BBC News Indonesia banyak memberikan laporan tentang peristiwa salah tangkap dan penyiksaan yang dialami oleh perempuan-perempuan yang dituduh menjadi bagian Gerwani (Gerakan Wanita Indonesia) yang dinaungi oleh PKI. Sebagian besar tindakan 'pembersihan' ini terjadi di Pulau Jawa, Bali, Sumatera Utara, dan Kalimantan Barat. Menurut beberapa laporan, peristiwa kelam ini merenggut setidaknya 450.000-500.000 jiwa.

Penembakan Misterius atau Petrus (1983-1985)

Petrus atau Penembakan Misterius merupakan tindakan pelanggaran HAM yang dilakukan pemerintah dengan menembak orang-orang yang dianggap menganggu ketertiban seperti preman-preman dan kriminal. Kejahatan HAM ini terjadi dari tahun 1983-1985 yang diinisiasi oleh pemerintahan Orde Baru. Beberapa orang menganggap hal ini bertujuan untuk memberikan rasa aman pada masyarakat. Namun, dengan kondisi yang seperti ini justru seharusnya masyarakat tidak merasa aman karena negara atau pemerintah yang seharusnya menjadi kawan malah menjadi lawan atau musuh utama.

Sangatlah penting untuk kita yang hidup di era Reformasi untuk membayangkan kelamnya pelanggaran-pelanggaran HAM yang dilakukan oleh negara terhadap rakyatnya sendiri. Mungkin kebebasan bertato di era sekarang bisa dijadikan sebagai refleksi karena di era Orde Baru orang-orang yang bertato akan dianggap sebagai preman dan akan ditembak secara misterius. Permasalahan utamanya adalah orang-orang yang ditembak ini tidak diadili sama sekali dan hanya berpatokan pada penampilan yang kemudian dengan mudahnya menghilangkan nyawa yang menurut laporan Tempo, berjumlah lebih dari 10 ribu orang.

Tragedi Santa Cruz (1991)

Operasi Seroja (1975) yang menjadi awal masuknya Indonesia ke Timor Timur dengan dalih mencegah pengaruh komunisme dan menghilangkan kolonialisasi Eropa di daerah itu. Invasi dan kolonialisasi Indonesia di Timor Timur atau yang sekarang disebut Timor Leste telah merenggut setidaknya 185.000 jiwa dari kalangan militer dan warga sipil. Salah satu peristiwa besar tentang pelanggaran HAM disana adalah tragedi Pembantaian Santa Cruz.
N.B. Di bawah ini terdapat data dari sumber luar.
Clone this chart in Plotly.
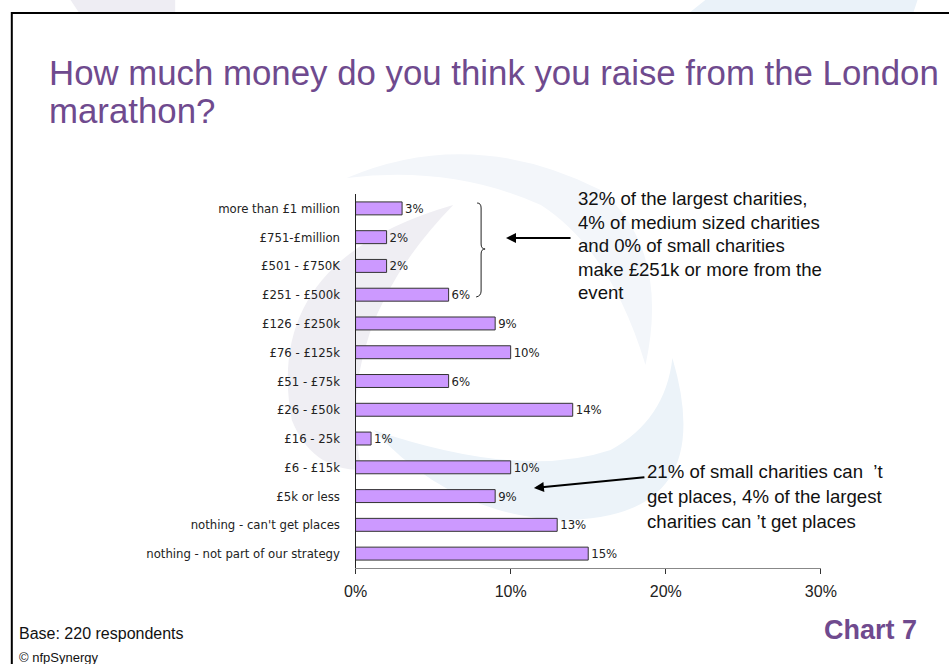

Pembantaian Santa Cruz (1991) merupakan peristiwa kekerasan yaitu penembakan terhadap kurang lebih 250 massa pengunjuk rasa yang mendukung atas kemerdekaan Timor Timor dari Indonesia. Peristiwa ini terjadi di pemakaman Santa Cruz di Dili, Timor Timor pada pertengan bulan November tahun 1991. Pelaku dari pembantaian ini adalah TNI atau yang saat itu masih disebut ABRI (Angkatan Bersenjata Republik Indonesia). Penyebab terjadinya peristiwa pembantaian ini yang mana menjadi salah satu tragedi pelanggaran HAM yang cukup besar ini akibat hadirnya salah satu jurnalis asal Australia, Jill Jolliffe.

Kerusuhan Mei dan Krisis Moneter (1998)

Krisis mata uang yang melanda Indonesia sejak awal Juli 1997 telah berlangsung selama hampir dua tahun dan berkembang menjadi krisis ekonomi, yaitu stagnasi kegiatan ekonomi akibat meningkatnya penutupan perusahaan dan meningkatnya pengangguran. Krisis ini sebenarnya tidak hanya disebabkan oleh krisis moneter, karena sebagian diperparah oleh rentetan bencana nasional yang terjadi silih berganti di tengah kesulitan ekonomi.

Seperti gagal panen padi di banyak tempat akibat untuk apa dan merupakan kekeringan terburuk dalam 50 tahun terakhir, wabah hama, kebakaran, penggundulan hutan besar-besaran di Kalimantan dan huru-hara yang melanda banyak kota pada pertengahan Mei 1998 dan sesudahnya. Krisis moneter ini juga terjadi di negara-negara Asia lainnya sehingga peristiwa ini disebut sebagai Krisis Finansial Asia pada 1997.

Kerusuhan dan berbagai huru-hara terjadi di berbagai daerah di Indonesia terutama di kota-kota besar akibat naiknya harga komoditas primer dan sekunder. Di dalam kekacauan yang terjadi di masyarakat, banyak terjadi kekerasan dan penjarahan yang dialami orang-orang Tionghoa di Indonesia. Tindakan-tindakan ini diprakarsai oleh kecemburuan sosial kaum pribumi kepada kaum Tionghoa yang dianggap menguasai perekonomian. Stigma buruk terhadap etnis Tionghoa sudah ada sejak masa Hindia Belanda yang kemudian dilanggengkan oleh Orde Baru dengan banyak tindakan-tindakan yang mendiskriminasi etnis Tionghoa. 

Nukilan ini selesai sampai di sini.